* _Dataset content_
● ● ● ● ●
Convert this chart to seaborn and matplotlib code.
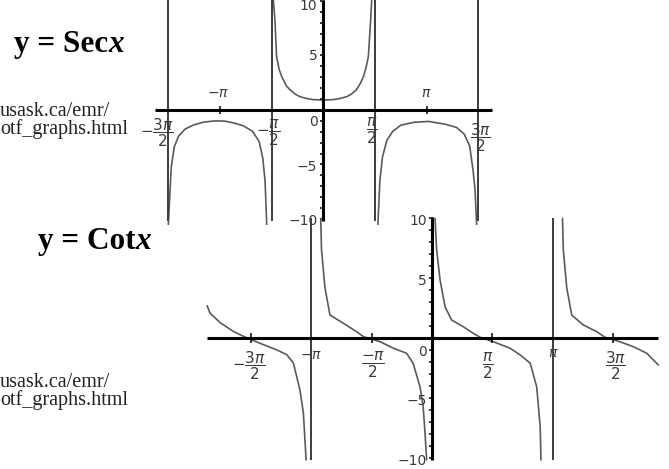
import numpy as np
import pandas as pd
import matplotlib
matplotlib.use("Agg")
import matplotlib.pyplot as plt
import seaborn as sns

# ---- y = sec x : branch vertices (x in radians) ----
sec_left_x = [-4.71, -4.62, -4.53, -4.40, -4.20, -3.95, -3.65, -3.30, -3.00,
              -2.70, -2.43, -2.15, -1.95, -1.84, -1.77, -1.72]
sec_left_y = [-10.5, -5.2, -3.4, -2.4, -1.75, -1.38, -1.12, -1.0, -1.02,
              -1.2, -1.45, -1.95, -2.9, -4.4, -6.5, -10.5]
sec_mid_x = [-1.53, -1.47, -1.42, -1.34, -1.26, -1.12, -1.00, -0.85, -0.71,
             -0.50, -0.30, 0.00, 0.30, 0.50, 0.71, 0.85, 1.00, 1.12, 1.22,
             1.30, 1.37, 1.44, 1.48]
sec_mid_y = [10.5, 8.3, 4.9, 3.7, 3.05, 2.2, 1.83, 1.45, 1.22, 1.05, 0.95,
             0.92, 0.95, 1.05, 1.22, 1.45, 1.83, 2.4, 3.05, 3.9, 4.9, 8.3, 10.5]
sec_right_x = [1.66, 1.72, 1.80, 1.93, 2.10, 2.35, 2.75, 3.20, 3.70, 4.05,
               4.28, 4.45, 4.55, 4.61, 4.66]
sec_right_y = [-10.5, -6.5, -4.3, -2.8, -2.0, -1.4, -1.13, -1.05, -1.3, -1.6,
               -2.2, -3.3, -5.5, -7.2, -10.5]
sec_breaks = [-4.712, -1.571, 1.571, 4.712]

# ---- y = cot x : branch vertices ----
cot_a_x = [-5.84, -5.77, -5.51, -5.16, -4.90, -4.47, -4.03, -3.77, -3.60,
           -3.43, -3.34, -3.27]
cot_a_y = [2.7, 2.1, 1.3, 0.55, 0.14, -0.44, -1.0, -1.4, -2.1, -4.35, -6.3, -10.2]
cot_b_x = [-2.89, -2.87, -2.78, -2.65, -2.30, -1.96, -1.78, -1.35, -1.00,
           -0.66, -0.49, -0.31, -0.23, -0.18, -0.14]
cot_b_y = [10.0, 7.4, 4.2, 1.92, 1.23, 0.53, 0.11, -0.31, -0.86, -1.28,
           -2.12, -4.1, -5.7, -8.0, -10.2]
cot_c_x = [0.08, 0.12, 0.21, 0.34, 0.51, 0.81, 1.07, 1.25, 1.59, 2.03, 2.29,
           2.55, 2.72, 2.81, 2.83]
cot_c_y = [10.0, 7.4, 4.85, 2.6, 1.5, 0.95, 0.39, 0.06, -0.31, -0.86, -1.42,
           -2.1, -4.1, -7.4, -10.2]
cot_d_x = [3.39, 3.41, 3.50, 3.63, 3.93, 4.28, 4.49, 4.88, 5.23, 5.58, 5.88]
cot_d_y = [10.0, 7.4, 4.2, 1.92, 1.09, 0.53, 0.06, -0.31, -0.73, -1.28, -2.26]
cot_breaks = [-3.1416, 3.1416]

# ---- tick labels ----
sec_xtick_vals = [-4.712, -3.1416, -1.571, 1.571, 3.1416, 4.712]
sec_xtick_labels = [r"$-\dfrac{3\pi}{2}$", r"$-\pi$", r"$-\dfrac{\pi}{2}$",
                    r"$\dfrac{\pi}{2}$", r"$\pi$", r"$\dfrac{3\pi}{2}$"]
cot_xtick_vals = [-4.712, -3.1416, -1.571, 1.571, 3.1416, 4.712]
cot_xtick_labels = [r"$-\dfrac{3\pi}{2}$", r"$-\pi$", r"$\dfrac{-\pi}{2}$",
                    r"$\dfrac{\pi}{2}$", r"$\pi$", r"$\dfrac{3\pi}{2}$"]
ytick_vals = [-10, -5, 5, 10]
ytick_labels = ["\u221210", "\u22125", "5", "10"]
source_lines = ["usask.ca/emr/", "otf_graphs.html"]

sns.set_style("white")
plt.rcParams["font.family"] = ["DejaVu Sans"]
plt.rcParams["mathtext.fontset"] = "dejavusans"

W, H = 669, 469
fig = plt.figure(figsize=(W / 100, H / 100), dpi=100)

def px_axes(x0, y0, x1, y1):
    ax = fig.add_axes([x0 / W, 1 - y1 / H, (x1 - x0) / W, (y1 - y0) / H])
    ax.set_axis_off()
    ax.patch.set_alpha(0)
    return ax

CURVE = "#5a5a5a"
BREAK = "#3c3c3c"
LABEL = "#3a3a3a"
TICK_FS = 10
FRAC_FS = 11

def branches(pairs):
    frames = []
    for i, (xs, ys) in enumerate(pairs):
        frames.append(pd.DataFrame({"x": xs, "y": ys, "branch": i}))
    return pd.concat(frames, ignore_index=True)

def maple_axes(ax, xspan, yspan, xtick_marks, xt_half, yt_left, yt_right):
    ax.plot(xspan, [0, 0], color="black", lw=2.2, solid_capstyle="butt", zorder=4)
    ax.plot([0, 0], yspan, color="black", lw=2.2, solid_capstyle="butt", zorder=4)
    ticks = [v for v in range(-10, 11) if v != 0]
    ax.hlines(ticks, -yt_left, yt_right, color="black", lw=1.1, zorder=4)
    ax.vlines(xtick_marks, -xt_half, xt_half, color="black", lw=1.1, zorder=4)

def lab(ax, text, xv, yv, dx, dy, ha="center", size=TICK_FS):
    ax.annotate(text, xy=(xv, yv), xytext=(dx, dy), textcoords="offset pixels",
                ha=ha, va="center", fontsize=size, color=LABEL, zorder=5,
                annotation_clip=False)

def tick_size(t):
    return FRAC_FS if "frac" in t else TICK_FS

# ================= sec plot =================
ax1 = px_axes(140, 0, 500, 225)
ax1.set_xlim(-5.571, 5.371)
ax1.set_ylim(-10.55, 10.09)
sec_df = branches([(sec_left_x, sec_left_y), (sec_mid_x, sec_mid_y),
                   (sec_right_x, sec_right_y)])
sns.lineplot(data=sec_df, x="x", y="y", units="branch", estimator=None,
             sort=False, color=CURVE, lw=1.2, ax=ax1, legend=False)
ax1.vlines(sec_breaks, -10.15, 10.2, color=BREAK, lw=1.4, zorder=3)
maple_axes(ax1, [-5.12, 5.13], [-10.15, 10.0], [-3.1416, 3.1416], 0.37, 0.09, 0.06)

sec_offsets = [(-11, -23), (-2, 17), (-3, -23), (-3, -21), (0, 17), (2, -28)]
for v, t, (dx, dy) in zip(sec_xtick_vals, sec_xtick_labels, sec_offsets):
    lab(ax1, t, v, 0, dx, dy, size=tick_size(t))
lab(ax1, "0", 0, 0, -10, -12)
for v, t, dy in zip(ytick_vals, ytick_labels, [-2, -3, -1, -5]):
    lab(ax1, t, 0, v, -6, dy, ha="right")

# ================= cot plot =================
ax2 = px_axes(200, 212, 669, 469)
ax2.set_xlim(-6.026, 6.156)
ax2.set_ylim(-10.96, 10.54)
cot_df = branches([(cot_a_x, cot_a_y), (cot_b_x, cot_b_y),
                   (cot_c_x, cot_c_y), (cot_d_x, cot_d_y)])
sns.lineplot(data=cot_df, x="x", y="y", units="branch", estimator=None,
             sort=False, color=CURVE, lw=1.2, ax=ax2, legend=False)
ax2.vlines(cot_breaks, -10.2, 10.0, color=BREAK, lw=1.4, zorder=3)
maple_axes(ax2, [-5.84, 5.87], [-10.2, 10.05], [-4.712, -1.571, 1.571, 4.712],
           0.42, 0.08, 0.05)

cot_offsets = [(-2, -28), (0, -17), (2, -27), (-5, -28), (0, -15), (2, -28)]
for v, t, (dx, dy) in zip(cot_xtick_vals, cot_xtick_labels, cot_offsets):
    lab(ax2, t, v, 0, dx, dy, size=tick_size(t))
lab(ax2, "0", 0, 0, -9, -14)
for v, t in zip(ytick_vals, ytick_labels):
    lab(ax2, t, 0, v, -5, -3, ha="right")

# ================= captions =================
renderer = fig.canvas.get_renderer()

def heading(x_px, base_px, word):
    t = fig.text(x_px / W, 1 - base_px / H, word, fontfamily="Liberation Serif",
                 fontweight="bold", fontsize=22.5, va="baseline", ha="left",
                 color="black")
    bb = t.get_window_extent(renderer)
    fig.text(bb.x1 / W, 1 - base_px / H, "x", fontfamily="Liberation Serif",
             fontweight="bold", fontstyle="italic", fontsize=22.5,
             va="baseline", ha="left", color="black")

heading(14, 52, "y = Sec")
heading(38, 249, "y = Cot")

def source(x_px, last_base_px):
    # two-line caption; anchored on the baseline of its last line
    fig.text(x_px / W, 1 - last_base_px / H, "\n".join(source_lines),
             fontfamily="Liberation Serif", fontsize=14.5, linespacing=0.87,
             va="baseline", ha="left", color="#222222")

source(0, 134)
source(0, 405)

fig.savefig("out.png", dpi=100, facecolor="white")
● ● ● ● ●
* _What is asked_
Write out again, exactly, the lines from the start of the listing up to the line containing "sec_breaks = [-4.712, -1.571, 1.571, 4.712]", with both ends and without pictures.

* _Answer_
Convert this chart to seaborn and matplotlib code.
import numpy as np
import pandas as pd
import matplotlib
matplotlib.use("Agg")
import matplotlib.pyplot as plt
import seaborn as sns

# ---- y = sec x : branch vertices (x in radians) ----
sec_left_x = [-4.71, -4.62, -4.53, -4.40, -4.20, -3.95, -3.65, -3.30, -3.00,
              -2.70, -2.43, -2.15, -1.95, -1.84, -1.77, -1.72]
sec_left_y = [-10.5, -5.2, -3.4, -2.4, -1.75, -1.38, -1.12, -1.0, -1.02,
              -1.2, -1.45, -1.95, -2.9, -4.4, -6.5, -10.5]
sec_mid_x = [-1.53, -1.47, -1.42, -1.34, -1.26, -1.12, -1.00, -0.85, -0.71,
             -0.50, -0.30, 0.00, 0.30, 0.50, 0.71, 0.85, 1.00, 1.12, 1.22,
             1.30, 1.37, 1.44, 1.48]
sec_mid_y = [10.5, 8.3, 4.9, 3.7, 3.05, 2.2, 1.83, 1.45, 1.22, 1.05, 0.95,
             0.92, 0.95, 1.05, 1.22, 1.45, 1.83, 2.4, 3.05, 3.9, 4.9, 8.3, 10.5]
sec_right_x = [1.66, 1.72, 1.80, 1.93, 2.10, 2.35, 2.75, 3.20, 3.70, 4.05,
               4.28, 4.45, 4.55, 4.61, 4.66]
sec_right_y = [-10.5, -6.5, -4.3, -2.8, -2.0, -1.4, -1.13, -1.05, -1.3, -1.6,
               -2.2, -3.3, -5.5, -7.2, -10.5]
sec_breaks = [-4.712, -1.571, 1.571, 4.712]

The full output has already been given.